Linked stories, linked novels
Although Elizabeth Strout’s stories and novels create the real world, she manages also to hint at magic through her characters. Many of the same characters reappear in her books. Sometimes, they take centre stage. Other times, they play a minor part in someone else’s story.
She links characters, stories and settings, so that a reader feels delight when they rediscover old friends as well as when they make new connections. Strout creates worlds that intersect and bounce off each other, all the time leaving clues to what may come.
I especially like the way she writes novels-in-short stories. This blog explains some of my passion for this form of writing: ‘Ten reasons to love a short story cycle’.
Books by Elizabeth Strout
Here is a chronological list of the books by Elizabeth Strout.
- Amy and Isabelle (1998)
- Abide with Me (2006)
- Olive Kitteridge (2008)
- The Burgess Boys (2013)
- My Name Is Lucy Barton (2016)
- Anything is Possible (2017)
- Olive, Again (2019)
- Oh William! (2021)
- Lucy by the Sea (2022)
Links to three of my blogs in which I review short stories
Here are some of the reviews I’ve written about short stories and novels written as linked short stories.
Murmurations, by Carol Lefevre (linked short stories)
The Smokehouse, by Melissa Manning (linked short stories)
If You’re Happy by Fiona Robertson (short story collection)
Recommended
I highly recommend the books of this five-star writer. They’re suitable for anyone who enjoys literature or easily accessible fiction. Students could learn much from all aspects of the writing of Elizabeth Strout. Book club members would also enjoy Strout’s many-layered stories.
Something a bit different
I noticed that no one has signed up for my blog for months. That’s a worry for a writer who hopes to communicate! If you did not get an email about this blog, and if you would like to hear from me in future, please go to the very bottom of this post, past the comments. Please fill in the subscription form which I hope works! If it doesn’t please let me know in a comment
Thank you. MH


I love the idea of Elizabeth Strout’s style of writing, in linking short stories. After many years of being unable to truly find a purpose in reading fiction I believe you’ve opened a door to an author I’ll enjoy and learn from – characters who appear across stories in various degrees of importance – I’ll explore this! I know we’ve talked about this approach. I’ll start by investing time in reading her books!

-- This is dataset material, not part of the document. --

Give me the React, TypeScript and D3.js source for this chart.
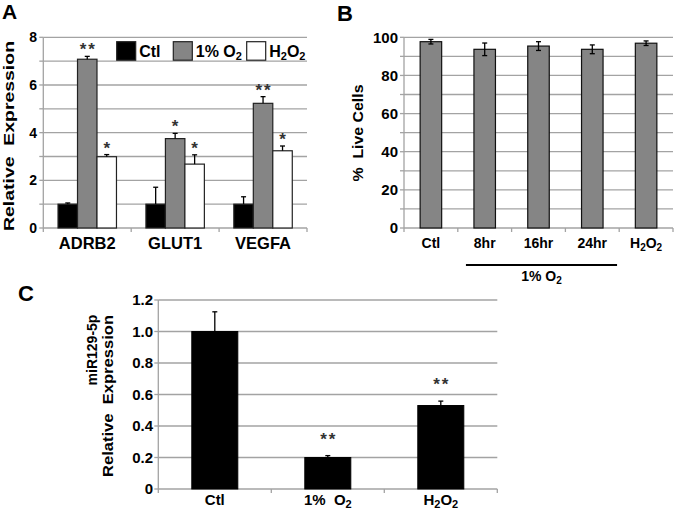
import React from 'react';
import * as d3 from 'd3';

// ---------- Panel A data ----------
const genesA = ['ADRB2', 'GLUT1', 'VEGFA'];
const seriesA = ['Ctl', '1% O_2', 'H_2O_2'];
const ctlA = [1.0, 1.0, 1.0];
const ctlErrA = [0.05, 0.71, 0.31];
const hypoxiaA = [7.08, 3.75, 5.23];
const hypoxiaErrA = [0.12, 0.22, 0.28];
const h2o2A = [2.99, 2.68, 3.24];
const h2o2ErrA = [0.09, 0.39, 0.2];
const ctlStarsA = ['', '', ''];
const hypoxiaStarsA = ['**', '*', '**'];
const h2o2StarsA = ['*', '*', '*'];
const yTicksA = [0, 1, 2, 3, 4, 5, 6, 7, 8];

// ---------- Panel B data ----------
const conditionsB = ['Ctl', '8hr', '16hr', '24hr', 'H_2O_2'];
const liveB = [97.7, 93.7, 95.4, 93.7, 96.9];
const liveErrB = [1.2, 3.3, 2.3, 2.3, 1.2];
const yTicksB = [0, 10, 20, 30, 40, 50, 60, 70, 80, 90, 100];

// ---------- Panel C data ----------
const conditionsC = ['Ctl', '1%  O_2', 'H_2O_2'];
const mirC = [1.0, 0.2, 0.53];
const mirErrC = [0.125, 0.012, 0.028];
const starsC = ['', '**', '**'];
const yTicksC = [0, 0.2, 0.4, 0.6, 0.8, 1.0, 1.2];

const FONT = '"Liberation Sans", Arial, Helvetica, sans-serif';
const GRID = '#a3a3a3';

function Chem({ s, sub = 10, shift = 4 }: { s: string; sub?: number; shift?: number }) {
  const parts = s.split(/_(\d)/);
  const out: React.ReactNode[] = [];
  let down = false;
  parts.forEach((p, i) => {
    if (p === '') return;
    if (i % 2 === 1) {
      out.push(
        <tspan key={i} fontSize={sub} dy={down ? 0 : shift}>{p}</tspan>
      );
      down = true;
    } else {
      out.push(
        <tspan key={i} dy={down ? -shift : 0} style={{ whiteSpace: 'pre' }}>{p}</tspan>
      );
      down = false;
    }
  });
  return <>{out}</>;
}

function YGrid({ y, ticks, x0, x1, labelTicks, fmt, fontSize, labelX }: any) {
  return (
    <g>
      {ticks.map((t: number) => (
        <g key={t}>
          {t !== 0 && <line x1={x0} x2={x1} y1={y(t)} y2={y(t)} stroke={GRID} strokeWidth={1.3} />}
          <line x1={x0 - 4} x2={x0} y1={y(t)} y2={y(t)} stroke={GRID} strokeWidth={1.3} />
        </g>
      ))}
      {labelTicks.map((t: number) => (
        <text key={'l' + t} x={labelX} y={y(t)} dy="0.36em" textAnchor="end" fontSize={fontSize}
          fontWeight="bold" fontFamily={FONT}>{fmt(t)}</text>
      ))}
      <line x1={x0} x2={x0} y1={y(ticks[ticks.length - 1])} y2={y(0)} stroke={GRID} strokeWidth={1.3} />
    </g>
  );
}

function XBase({ x, domain, y0, x0, x1 }: any) {
  const step = x.step();
  const starts = domain.map((d: string) => x(d) - (step - x.bandwidth()) / 2);
  const bounds = [...starts, x1];
  return (
    <g>
      <line x1={x0} x2={x1} y1={y0} y2={y0} stroke={GRID} strokeWidth={1.3} />
      {bounds.map((b: number, i: number) => (
        <line key={i} x1={b} x2={b} y1={y0} y2={y0 + 4} stroke={GRID} strokeWidth={1.3} />
      ))}
    </g>
  );
}

function ErrBar({ cx, yTop, yBot, cap = 5, both = false, yMid }: any) {
  return (
    <g stroke="#000" strokeWidth={1.3}>
      <line x1={cx} x2={cx} y1={yTop} y2={both ? yBot : yMid} />
      <line x1={cx - cap / 2} x2={cx + cap / 2} y1={yTop} y2={yTop} />
      {both && <line x1={cx - cap / 2} x2={cx + cap / 2} y1={yBot} y2={yBot} />}
    </g>
  );
}

function PanelA() {
  const L = 43.3, R = 307, T = 37.3, B = 228;
  const y = d3.scaleLinear().domain([0, 8]).range([B, T]);
  const x0 = d3.scaleBand().domain(genesA).range([L, R]).paddingInner(0).paddingOuter(0);
  const x1 = d3.scaleBand().domain(seriesA).range([0, x0.bandwidth()]).paddingInner(0).paddingOuter(0.756);
  const fills = ['#000000', '#858585', '#ffffff'];
  const vals = [ctlA, hypoxiaA, h2o2A];
  const errs = [ctlErrA, hypoxiaErrA, h2o2ErrA];
  const stars = [ctlStarsA, hypoxiaStarsA, h2o2StarsA];
  const legendX = [116.7, 173.3, 246.7];
  return (
    <g>
      <text x={2} y={19} fontSize={21} fontWeight="bold" fontFamily={FONT}>A</text>
      <YGrid y={y} ticks={yTicksA} x0={L} x1={R} labelTicks={[0, 2, 4, 6, 8]} fmt={(d: number) => String(d)}
        fontSize={14} labelX={37} />
      <XBase x={x0} domain={genesA} y0={B} x0={L} x1={R} />
      {genesA.map((g, gi) => (
        <g key={g}>
          {seriesA.map((s, si) => {
            const bx = (x0(g) as number) + (x1(s) as number);
            const bw = x1.bandwidth();
            const v = vals[si][gi];
            const e = errs[si][gi];
            const cx = bx + bw / 2;
            return (
              <g key={s}>
                <rect x={bx} y={y(v)} width={bw} height={B - y(v)} fill={fills[si]} stroke="#222" strokeWidth={1.2} />
                <ErrBar cx={cx} yTop={y(v + e)} yMid={y(v)} cap={5} />
                {stars[si][gi] && (
                  <text x={cx + 1} y={y(v + e) - 1} textAnchor="middle" fontSize={17} fontWeight="bold"
                    fontFamily={FONT} letterSpacing={2} fill="#333">{stars[si][gi]}</text>
                )}
              </g>
            );
          })}
          <text x={(x0(g) as number) + x0.bandwidth() / 2} y={249} textAnchor="middle" fontSize={16.5}
            fontWeight="bold" fontFamily={FONT}>{g}</text>
        </g>
      ))}
      {seriesA.map((s, si) => (
        <g key={'lg' + s}>
          <rect x={legendX[si]} y={41.7} width={19} height={18.5} fill={fills[si]} stroke="#222" strokeWidth={1.2} />
          <text x={legendX[si] + 22.5} y={56.5} fontSize={16} fontWeight="bold" fontFamily={FONT}>
            <Chem s={s} sub={11} shift={3} />
          </text>
        </g>
      ))}
      <text transform="translate(14,136) rotate(-90)" textAnchor="middle" fontSize={15} fontWeight="bold"
        fontFamily={FONT} textLength={190} lengthAdjust="spacingAndGlyphs" style={{ whiteSpace: 'pre' }}>
        Relative  Expression
      </text>
    </g>
  );
}

function PanelB() {
  const L = 404, R = 673, T = 37.3, B = 228;
  const y = d3.scaleLinear().domain([0, 100]).range([B, T]);
  const x = d3.scaleBand().domain(conditionsB).range([L, R]).paddingInner(0.6).paddingOuter(0.3);
  const bw = x.bandwidth();
  const x8 = x('8hr') as number;
  const x24 = x('24hr') as number;
  return (
    <g>
      <text x={337} y={21} fontSize={22} fontWeight="bold" fontFamily={FONT}>B</text>
      <YGrid y={y} ticks={yTicksB} x0={L} x1={R} labelTicks={[0, 20, 40, 60, 80, 100]}
        fmt={(d: number) => String(d)} fontSize={15} labelX={398} />
      <XBase x={x} domain={conditionsB} y0={B} x0={L} x1={R} />
      {conditionsB.map((c, i) => {
        const bx = x(c) as number;
        const cx = bx + bw / 2;
        return (
          <g key={c}>
            <rect x={bx} y={y(liveB[i])} width={bw} height={B - y(liveB[i])} fill="#858585" stroke="#111"
              strokeWidth={1.2} />
            <ErrBar cx={cx} yTop={y(liveB[i] + liveErrB[i])} yBot={y(liveB[i] - liveErrB[i])} both cap={5} />
            <text x={cx} y={247.7} textAnchor="middle" fontSize={14} fontWeight="bold" fontFamily={FONT}>
              <Chem s={c} sub={10} shift={3} />
            </text>
          </g>
        );
      })}
      <line x1={x8 - 8} x2={x24 + bw + 14} y1={265} y2={265} stroke="#000" strokeWidth={2} />
      <text x={(x8 - 8 + x24 + bw + 14) / 2} y={281} textAnchor="middle" fontSize={14} fontWeight="bold"
        fontFamily={FONT}><Chem s="1% O_2" sub={10} shift={3} /></text>
      <text transform="translate(363,133) rotate(-90)" textAnchor="middle" fontSize={15} fontWeight="bold"
        fontFamily={FONT} textLength={97} lengthAdjust="spacingAndGlyphs" style={{ whiteSpace: 'pre' }}>
        %  Live Cells
      </text>
    </g>
  );
}

function PanelC() {
  const L = 158.3, R = 497.3, T = 300, B = 489;
  const y = d3.scaleLinear().domain([0, 1.2]).range([B, T]);
  const x = d3.scaleBand().domain(conditionsC).range([L, R]).paddingInner(0.593).paddingOuter(0.2965);
  const bw = x.bandwidth();
  return (
    <g>
      <text x={18} y={301} fontSize={22} fontWeight="bold" fontFamily={FONT}>C</text>
      <YGrid y={y} ticks={yTicksC} x0={L} x1={R} labelTicks={yTicksC}
        fmt={(d: number) => (d === 0 ? '0' : d.toFixed(1))} fontSize={15} labelX={153} />
      <XBase x={x} domain={conditionsC} y0={B} x0={L} x1={R} />
      {conditionsC.map((c, i) => {
        const bx = x(c) as number;
        const cx = bx + bw / 2;
        const top = y(mirC[i] + mirErrC[i]);
        return (
          <g key={c}>
            <rect x={bx} y={y(mirC[i])} width={bw} height={B - y(mirC[i])} fill="#000" stroke="#000" />
            <ErrBar cx={cx} yTop={top} yMid={y(mirC[i])} cap={5} />
            {starsC[i] && (
              <text x={cx + 1} y={top - 11} textAnchor="middle" fontSize={17} fontWeight="bold" fontFamily={FONT}
                letterSpacing={2} fill="#333">{starsC[i]}</text>
            )}
            <text x={cx} y={505} textAnchor="middle" fontSize={15} fontWeight="bold" fontFamily={FONT}>
              <Chem s={c} sub={11} shift={3} />
            </text>
          </g>
        );
      })}
      <text transform="translate(97,350) rotate(-90)" textAnchor="middle" fontSize={14} fontWeight="bold"
        fontFamily={FONT}>miR129-5p</text>
      <text transform="translate(113,396) rotate(-90)" textAnchor="middle" fontSize={14} fontWeight="bold"
        fontFamily={FONT} textLength={162} lengthAdjust="spacingAndGlyphs" style={{ whiteSpace: 'pre' }}>
        Relative  Expression
      </text>
    </g>
  );
}

export default function App() {
  return (
    <svg width={675} height={516} viewBox="0 0 675 516"
      style={{ position: 'absolute', left: 0, top: 0, background: '#fff' }}>
      <rect width={675} height={516} fill="#fff" />
      <PanelA />
      <PanelB />
      <PanelC />
    </svg>
  );
}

I’ll be interested to hear what you think about Elizabeth Strout, Susan Dunn. I’m happy to lend you books if you like. Her linked stories, linked novels really excite me, but you’ve heard that a few times.
Which book do you recommend I start with, Maureen?
Olive Ketteridge, for a few reasons. Elizabeth Strout was awarded the Pulitzer prize for it; it is a really good example of a novel in linked short stories; and you can borrow my copy if you like. I read it first, and it whetted my curiosity about the rest of her books. So far, I haven’t been disapponted with the other six!
Thank you, Maureen. I’ll take you up on your offer.Look forward to catching up!
Oh I love this post Maureen, as I also discovered Elizabeth Strout last year and one of my “23 in 2023” tasks is to read all her books (maybe cheating as I’m halfway already!). I love her for all these reasons you’ve explained so well. And I love that anecdote about her daughter!
I love to hear that you, also, plan to ‘binge-read’ Elizabeth Strout, Amanda. I haven’t read your ’23 in 2023′ tasks. I hope you’ve made your list public! I still have her three earliest books to read, and I’m obviously looking forward to that.
Olive Kitteridge was in my too 5 for 2021
Another great book that covers COVID is Louise Erdrich’s The Sentence. It’s set in Minnesota and covers Covid and the murser of Rodney King from a first nations perspective
Thanks for your comment, Helen, and for letting me know about Louise Erdich’s The Sentence. I look forward to reading it. Nice to find kindred spirits who like the same authors as me.